Furthermore, Circle believes that the future stablecoin market size is likely to be several orders of magnitude larger than today. We are actively bringing partners into the USDC ecosystem through diverse and growing cooperation models, covering exchanges, custodians, payment companies, asset issuers, and more.

We are excited to continue building with an "all rivers flow to the sea" mindset, allowing the entire ecosystem to grow value together.

  1. A consortium where everyone has a voice. Maybe I'm a bit pessimistic, but consortium-type products have a terrible track record when it comes to achieving scale, product-market fit, or even basic product agility. While there are financial consortia that operate infrastructure, their sluggishness is predictable.

A large group of big companies coming together suffers from poor coordination, misaligned incentives, slow progress, and rarely leaves room for truly lasting innovation and competitiveness. They also tend to "starve" the consortium operationally out of their own self-interest.

In the early days of USDC, we actually tried this approach, and even with a very small group, we encountered endless difficulties and complexities.

Smaller, tighter strategic collaborations and business cooperation arrangements with product and platform builders who can move forward independently almost always outperform large consortia in competition.

But when such consortia are formed, everyone often feels they should put their logo on the list, take a stance, show support, and loudly proclaim openness. Yet usually these companies will still let their business units make optimal decisions for customers, which often means partnering with market leaders to build lasting win-win relationships.

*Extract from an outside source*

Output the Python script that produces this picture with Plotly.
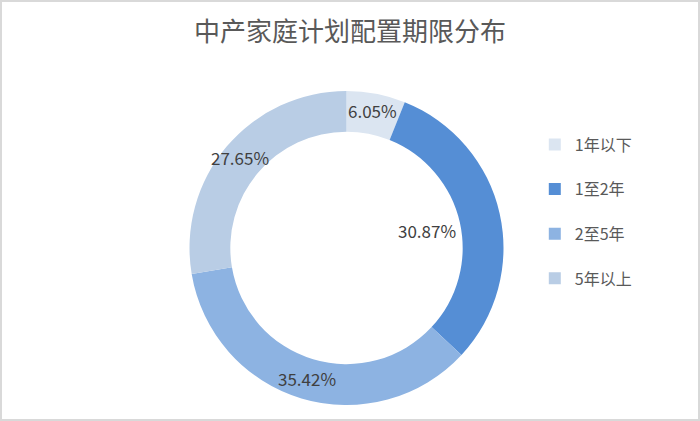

There has also been much commentary about the partnership between Circle and Coinbase and what it all means. Our collaboration with Coinbase on stablecoins remains as strong as ever, and I believe both sides see tremendous opportunities to expand the USDC network in the future.

One final point: Circle has always been committed to supporting various products and infrastructure, even where other areas of our business may compete with certain aspects of these partner products. In the case of OUSD, we work closely with many of its founding members, and we expect these members to continue being important partners and customers of USDC.

At the same time, as Circle continues to enrich our product and platform matrix, expanding into areas like Arc, CCTP, CPN, StableFX, Agent Stack, and more, we are also continuously expanding our cooperation with dozens of other stablecoin issuers, helping them issue on Arc, leverage our interoperability infrastructure, gain support from our wallets, and become settlement and forex options on CPN and StableFX.

We are firmly bullish on the growth of the stablecoin ecosystem and welcome OUSD as a new member of this community!